The International Boundary and Water Commission met virtually with local stakeholders on Friday afternoon to tell them the steps being done to fix what’s called an unprecedented leak recently at Stewart’s Drain.
One solution is to have their Mexican counterpart shut down their pump station during peak hours.
“On top of that, we’re adding some pumps. We’re going to be adding at least one more pump at Stewart’s Drain collector which is where these transboundary flows are coming through. And we’ll have a chance to capture more of that flow,” Morgan Rogers, Area Operations Manager at San Diego Field Office of the IBWC, said.

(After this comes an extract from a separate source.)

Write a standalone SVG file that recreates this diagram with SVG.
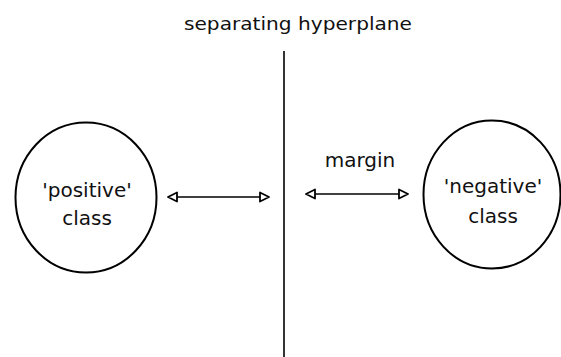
<svg xmlns="http://www.w3.org/2000/svg" width="561" height="357" viewBox="0 0 561 357">
<style>
text{font-family:"DejaVu Sans","Verdana",sans-serif;fill:#111;text-anchor:middle}
.t{font-size:18.5px}
.l{font-size:20px}
.c{fill:#fff;stroke:#000;stroke-width:2}
.e{stroke:#000;stroke-width:1.6;fill:none}
</style>
<defs>
<marker id="ah" viewBox="0 0 12 12" refX="10.5" refY="6" markerWidth="12" markerHeight="12" markerUnits="userSpaceOnUse" orient="auto-start-reverse">
<path d="M1.5,1.5 L10.5,6 L1.5,10.5 Z" fill="#fff" stroke="#000" stroke-width="1.8" stroke-linejoin="round"/>
</marker>
</defs>
<g id="hyperplane">
<text class="t" x="298" y="30" textLength="228" lengthAdjust="spacingAndGlyphs">separating hyperplane</text>
<line class="e" x1="284" y1="51" x2="284" y2="357"/>
</g>
<g id="positive">
<ellipse class="c" cx="86" cy="197.5" rx="70.5" ry="75"/>
<text class="l" x="87" y="197">'positive'</text>
<text class="l" x="87" y="225">class</text>
</g>
<g id="negative">
<ellipse class="c" cx="492" cy="194.5" rx="68.5" ry="74"/>
<text class="l" x="493" y="193">'negative'</text>
<text class="l" x="493" y="223">class</text>
</g>
<g id="margin-label">
<text class="l" x="360" y="167">margin</text>
</g>
<g id="connectors">
<line class="e" x1="168" y1="197" x2="269" y2="197" marker-start="url(#ah)" marker-end="url(#ah)"/>
<line class="e" x1="306" y1="194" x2="408" y2="194" marker-start="url(#ah)" marker-end="url(#ah)"/>
</g>
</svg>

In a slide during this virtual meeting, Commissioner Giner of the IBWC stated these are the steps being taken to reduce the current wastewater issue:
- Mitigating efforts are being coordinated between both Sections of the IBWC, USIBWC Operator (Veolia), city of Tijuana (CESPT) to resolve the current issue
- Temporarily shut down Pump Station CILA (PBCILA) during peak flow periods to reduce or stop transboundary flows while assessing conditions at the International Collector
- Run additional pumps at Stewart’s Drain on the U.S. side to enhance capacity to capture transboundary flows and re-route them into the SBIWTP
- In addition, IBWC staff will inspect JB1 to ensure it is not contributing to the backflow
- Adjust and operate PBCILA during peak flow periods in complement with additional Stewart’s Drain pumps to optimize flows to the SBIWTP while minimizing transboundary flows down the Tijuana River and Stewart’s Drain
- The International Collector rehabilitation and associated infrastructure is targeted for certification and implementation through NADB later this year
- Binational Working Group meeting on Tijuana Sanitation and USMCA projects on January 20
There are also plans of adding an additional berm to prevent more of these transboundary flows. JB1 is a junction box on the U.S. side.
Rogers stated that the additional pump and berm would be installed next week.

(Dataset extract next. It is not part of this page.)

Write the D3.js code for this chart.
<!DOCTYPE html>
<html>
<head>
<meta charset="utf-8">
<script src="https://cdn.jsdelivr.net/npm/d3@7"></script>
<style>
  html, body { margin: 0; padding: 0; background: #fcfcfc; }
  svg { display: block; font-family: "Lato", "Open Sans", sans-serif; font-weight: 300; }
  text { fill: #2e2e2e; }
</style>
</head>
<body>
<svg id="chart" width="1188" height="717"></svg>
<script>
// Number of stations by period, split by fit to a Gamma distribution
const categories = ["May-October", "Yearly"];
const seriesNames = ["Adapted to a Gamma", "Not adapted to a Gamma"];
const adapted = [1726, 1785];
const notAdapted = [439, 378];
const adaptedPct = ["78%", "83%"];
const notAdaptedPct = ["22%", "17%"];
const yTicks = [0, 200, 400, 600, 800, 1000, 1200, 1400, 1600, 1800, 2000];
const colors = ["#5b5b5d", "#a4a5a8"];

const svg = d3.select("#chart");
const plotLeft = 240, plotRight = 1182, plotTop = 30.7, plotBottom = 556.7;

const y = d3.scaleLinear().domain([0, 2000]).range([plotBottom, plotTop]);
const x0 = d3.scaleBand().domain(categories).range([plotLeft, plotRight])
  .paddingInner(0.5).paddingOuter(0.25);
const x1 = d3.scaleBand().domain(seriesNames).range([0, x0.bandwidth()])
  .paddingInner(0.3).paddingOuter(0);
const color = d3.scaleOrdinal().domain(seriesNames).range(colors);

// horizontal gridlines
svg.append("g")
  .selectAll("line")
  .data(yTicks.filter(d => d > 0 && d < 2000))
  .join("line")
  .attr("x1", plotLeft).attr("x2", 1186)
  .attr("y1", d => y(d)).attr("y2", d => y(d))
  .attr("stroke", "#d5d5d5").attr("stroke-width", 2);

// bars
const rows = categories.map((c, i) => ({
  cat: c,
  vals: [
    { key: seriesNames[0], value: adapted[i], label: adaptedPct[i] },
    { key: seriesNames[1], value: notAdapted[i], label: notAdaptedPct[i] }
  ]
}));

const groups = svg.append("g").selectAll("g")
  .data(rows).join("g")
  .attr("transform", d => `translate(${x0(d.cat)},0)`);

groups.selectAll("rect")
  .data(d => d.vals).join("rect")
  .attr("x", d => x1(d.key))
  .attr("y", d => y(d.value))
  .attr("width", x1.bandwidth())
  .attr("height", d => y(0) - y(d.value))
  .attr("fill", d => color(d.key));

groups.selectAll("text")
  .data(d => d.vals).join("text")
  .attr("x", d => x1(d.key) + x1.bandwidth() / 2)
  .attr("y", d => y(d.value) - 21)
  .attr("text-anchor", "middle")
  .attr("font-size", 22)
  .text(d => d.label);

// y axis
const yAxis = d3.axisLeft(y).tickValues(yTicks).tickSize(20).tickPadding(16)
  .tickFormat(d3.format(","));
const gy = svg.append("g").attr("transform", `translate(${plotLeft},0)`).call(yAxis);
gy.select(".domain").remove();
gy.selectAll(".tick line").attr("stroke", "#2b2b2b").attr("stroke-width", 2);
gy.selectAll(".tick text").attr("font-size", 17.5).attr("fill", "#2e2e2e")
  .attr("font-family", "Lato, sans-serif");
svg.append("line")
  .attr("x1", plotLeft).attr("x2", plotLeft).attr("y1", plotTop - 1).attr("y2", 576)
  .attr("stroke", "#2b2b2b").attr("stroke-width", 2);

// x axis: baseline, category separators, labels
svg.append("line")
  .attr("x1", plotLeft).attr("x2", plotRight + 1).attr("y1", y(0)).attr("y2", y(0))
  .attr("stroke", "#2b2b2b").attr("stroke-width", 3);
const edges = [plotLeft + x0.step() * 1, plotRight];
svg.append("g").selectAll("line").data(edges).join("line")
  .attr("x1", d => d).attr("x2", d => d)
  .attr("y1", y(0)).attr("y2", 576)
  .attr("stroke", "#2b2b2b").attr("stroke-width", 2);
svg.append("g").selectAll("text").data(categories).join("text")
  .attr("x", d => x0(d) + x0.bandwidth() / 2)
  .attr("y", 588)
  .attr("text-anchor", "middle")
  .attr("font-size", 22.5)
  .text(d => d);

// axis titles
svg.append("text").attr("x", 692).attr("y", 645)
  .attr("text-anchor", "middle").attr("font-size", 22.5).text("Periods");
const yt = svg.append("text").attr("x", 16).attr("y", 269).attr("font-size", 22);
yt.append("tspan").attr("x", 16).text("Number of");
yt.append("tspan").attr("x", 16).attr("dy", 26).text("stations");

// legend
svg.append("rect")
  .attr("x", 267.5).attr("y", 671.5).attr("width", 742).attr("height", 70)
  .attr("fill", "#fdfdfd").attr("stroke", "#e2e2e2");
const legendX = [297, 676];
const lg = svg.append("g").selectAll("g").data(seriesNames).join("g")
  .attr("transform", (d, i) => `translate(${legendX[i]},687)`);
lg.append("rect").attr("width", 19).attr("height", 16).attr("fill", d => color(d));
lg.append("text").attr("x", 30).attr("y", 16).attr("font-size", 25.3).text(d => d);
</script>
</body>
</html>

For Syverson, him hearing these solutions from the agency and the IBWC commissioner herself is a welcomed thing.
“And to finally have somebody come and say, ‘Okay we have a plan. We’re actually going to stop the sewage or the transboundary flow, and see if we can’t mitigate it ourselves until Mexico can fix it,’” Syverson said. “And that’s never really been said before.”
This stinky situation is stemming from the aging infrastructure in Mexico which is leading to a large amount of overflow amid an ongoing issue.

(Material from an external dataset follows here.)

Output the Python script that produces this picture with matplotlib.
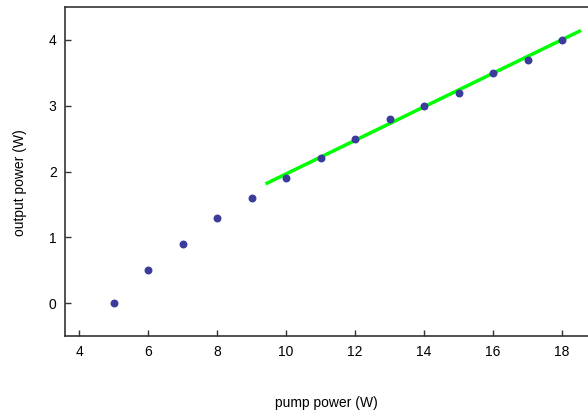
import matplotlib
matplotlib.use("Agg")
import matplotlib.pyplot as plt
import numpy as np

plt.rcParams['font.family'] = ['Liberation Sans', 'DejaVu Sans']

# measured points
pump = [5, 6, 7, 8, 9, 10, 11, 12, 13, 14, 15, 16, 17, 18]
output = [0.0, 0.5, 0.9, 1.3, 1.6, 1.9, 2.2, 2.5, 2.8, 3.0, 3.2, 3.5, 3.7, 4.0]

# linear fit over the upper range
fit_range = [9.45, 18.5]
fit_slope = 0.255
fit_intercept = -0.585

fig = plt.figure(figsize=(5.88, 4.13), dpi=100)
ax = fig.add_axes([0.1105, 0.186, 0.8895, 0.797])

fx = np.array(fit_range)
ax.plot(fx, fit_slope * fx + fit_intercept, color='#00ff00', lw=2.5, zorder=2)
ax.scatter(pump, output, s=22, color='#3b3b9c', zorder=3)

ax.set_xlim(3.59, 18.75)
ax.set_ylim(-0.5, 4.5)
ax.set_xticks([4, 6, 8, 10, 12, 14, 16, 18])
ax.set_yticks([0, 1, 2, 3, 4])

for s in ['left', 'bottom', 'top']:
    ax.spines[s].set_color('#333333')
    ax.spines[s].set_linewidth(1.2)
ax.spines['right'].set_visible(False)
ax.tick_params(direction='in', length=4, width=1, color='#333333',
               labelsize=10, pad=6)

ax.set_xlabel('pump power (W)', fontsize=10)
ax.set_ylabel('output power (W)', fontsize=10)
ax.xaxis.set_label_coords(0.5, -0.183)
ax.yaxis.set_label_coords(-0.073, 0.468)

fig.savefig('out.png', dpi=100)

Until that’s fixed, the short-term solutions are what can be done in the meantime.
“The long-term solution and I think everyone is in agreement is the replacement of the international interceptor pipeline in Mexico. And they do have a project. It’s awaiting funding,” Rogers said.
“It’s a funding issue to do the replacement and there are discussions higher up so hopefully that will be funded very soon.”
The solutions, for now, are identified and the end game is known.
But, some are glad there’s more eyes on what’s happening here.
“I’m deeply grateful that Commissioner Giner took the time going into a long holiday weekend for the federal government at 5 o’clock on Friday to actually say she’s personally watching this issue,” Syverson said.